# Objective
Drop every picture. Then return, exactly, the lines from the beginning of the listing below through the one containing "from matplotlib.ticker import".

——

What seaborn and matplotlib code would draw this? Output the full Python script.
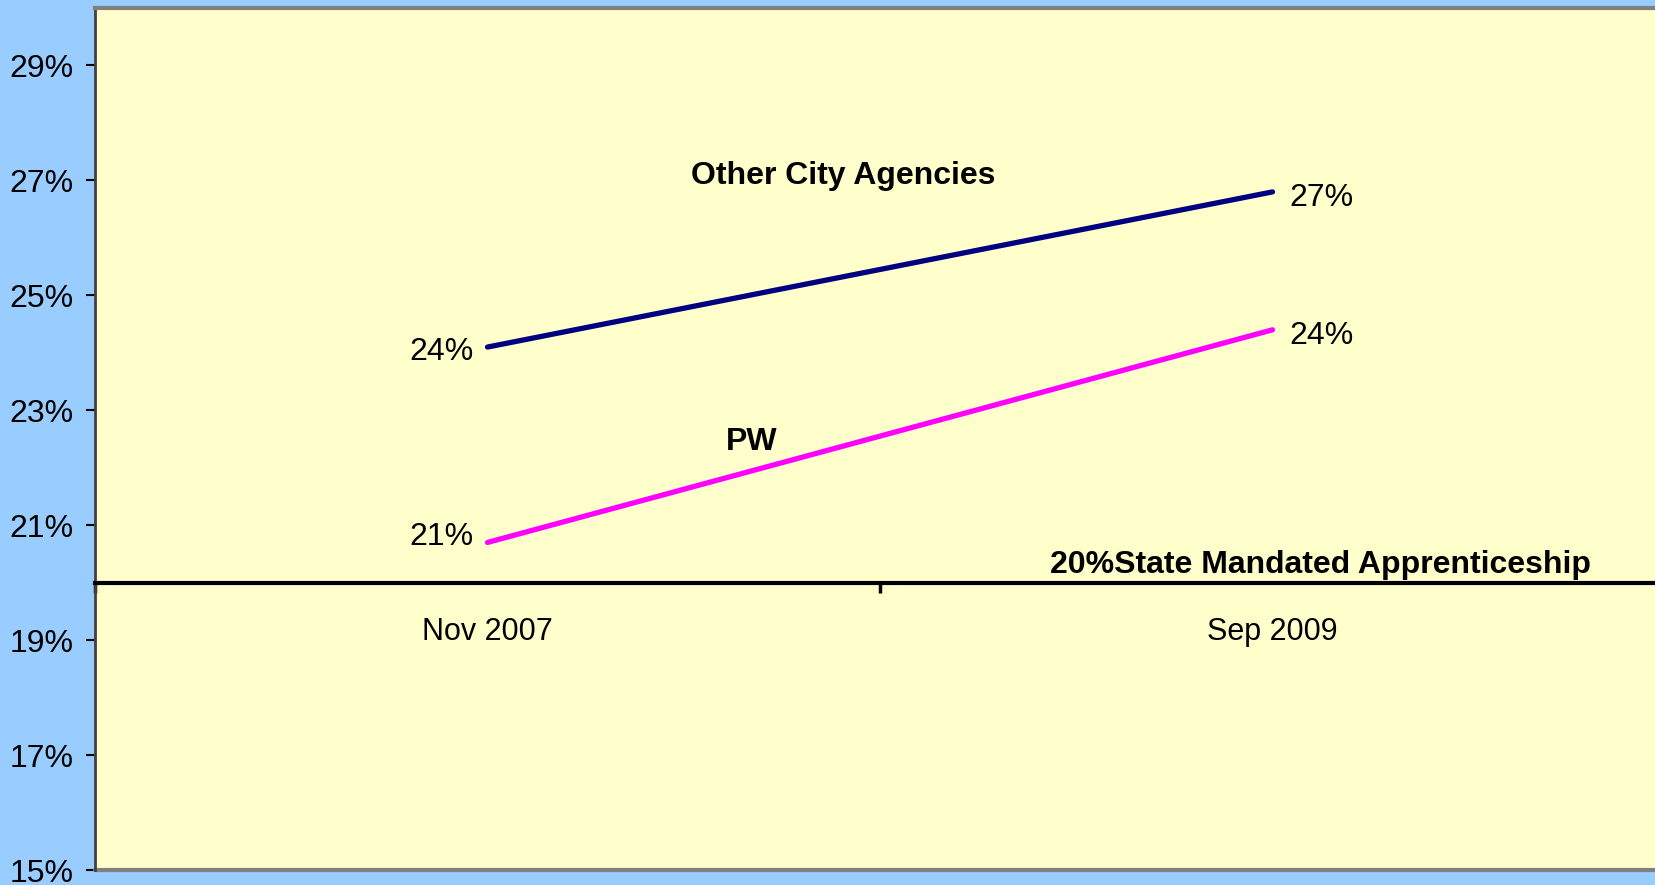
"""
Apprenticeship share: PW vs other city agencies
Line chart against the 20% state mandate
"""

import matplotlib
matplotlib.use("Agg")

import pandas as pd
import matplotlib.pyplot as plt
import seaborn as sns
from matplotlib.ticker import PercentFormatter, FixedLocator

sns.set_style("white")
plt.rcParams['font.family'] = ['Liberation Sans', 'DejaVu Sans']
plt.rcParams['text.color'] = 'black'

# data
months = ["Nov 2007", "Sep 2009"]
other_city = [0.241, 0.268]
pw = [0.207, 0.244]
mandate = 0.20
y_ticks = [0.15, 0.17, 0.19, 0.21, 0.23, 0.25, 0.27, 0.29]

df = pd.DataFrame({
    "month": months * 2,
    "share": other_city + pw,
    "group": ["Other City Agencies"] * len(months) + ["PW"] * len(months),
})
palette = {"Other City Agencies": "#000080", "PW": "#FF00FF"}

fig = plt.figure(figsize=(16.56, 8.85), dpi=100)
fig.patch.set_facecolor("#99CCFF")
# axes runs a little past the right edge, as in the original
ax = fig.add_axes([95 / 1656, 15 / 885, 1570 / 1656, 862 / 885])
ax.set_facecolor("#FFFFCC")

sns.lineplot(data=df, x="month", y="share", hue="group", palette=palette,
             linewidth=3.8, legend=False, sort=False, ax=ax)

ax.set_xlim(-0.5, 1.5)
ax.set_ylim(0.15, 0.30)
ax.set_xlabel("")
ax.set_ylabel("")

# y axis
ax.yaxis.set_major_locator(FixedLocator(y_ticks))
ax.yaxis.set_major_formatter(PercentFormatter(1.0, decimals=0))
ax.tick_params(axis="y", direction="out", length=6.5, width=1.5, pad=9,
               labelsize=23, colors="black", left=True)

# x axis sits on the 20% mandate line
ax.spines["bottom"].set_position(("data", mandate))
ax.spines["bottom"].set_color("black")
ax.spines["bottom"].set_linewidth(3)
ax.set_xticks(range(len(months)))
ax.set_xticklabels(months)
ax.set_xticks([-0.5, 0.5, 1.5], minor=True)
ax.tick_params(axis="x", which="major", length=0, pad=25, labelsize=22,
               labelcolor="black", bottom=True)
ax.tick_params(axis="x", which="minor", direction="out", length=7, width=2.5,
               color="black", bottom=True)

ax.spines["left"].set_color("#404040")
ax.spines["left"].set_linewidth(2)
ax.spines["top"].set_color("#808080")
ax.spines["top"].set_linewidth(3)
ax.spines["right"].set_visible(False)
ax.axhline(0.15, color="#808080", lw=3, clip_on=False)

# point labels (left of first point, right of last point)
label_dy = {"other": (-3.5, -4.5), "pw": (4, -4.5)}
for key, series in (("other", other_city), ("pw", pw)):
    dy_first, dy_last = label_dy[key]
    ax.annotate(f"{series[0]:.0%}", (0, series[0]), xytext=(-10, dy_first),
                textcoords="offset points", ha="right", va="center",
                fontsize=23, color="black")
    ax.annotate(f"{series[-1]:.0%}", (1, series[-1]), xytext=(12, dy_last),
                textcoords="offset points", ha="left", va="center",
                fontsize=23, color="black")

# series names and mandate label
ax.text(0.453, 0.2708, "Other City Agencies", ha="center", va="center",
        fontsize=23, fontweight="bold", color="black")
ax.text(0.336, 0.2245, "PW", ha="center", va="center", fontsize=23,
        fontweight="bold", color="black")
ax.text(1.061, 0.2031, "20%State Mandated Apprenticeship", ha="center", va="center",
        fontsize=23, fontweight="bold", color="black")

plt.savefig("out.png", dpi=100, facecolor=fig.get_facecolor())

——

# Right answer
What seaborn and matplotlib code would draw this? Output the full Python script.
"""
Apprenticeship share: PW vs other city agencies
Line chart against the 20% state mandate
"""

import matplotlib
matplotlib.use("Agg")

import pandas as pd
import matplotlib.pyplot as plt
import seaborn as sns
from matplotlib.ticker import PercentFormatter, FixedLocator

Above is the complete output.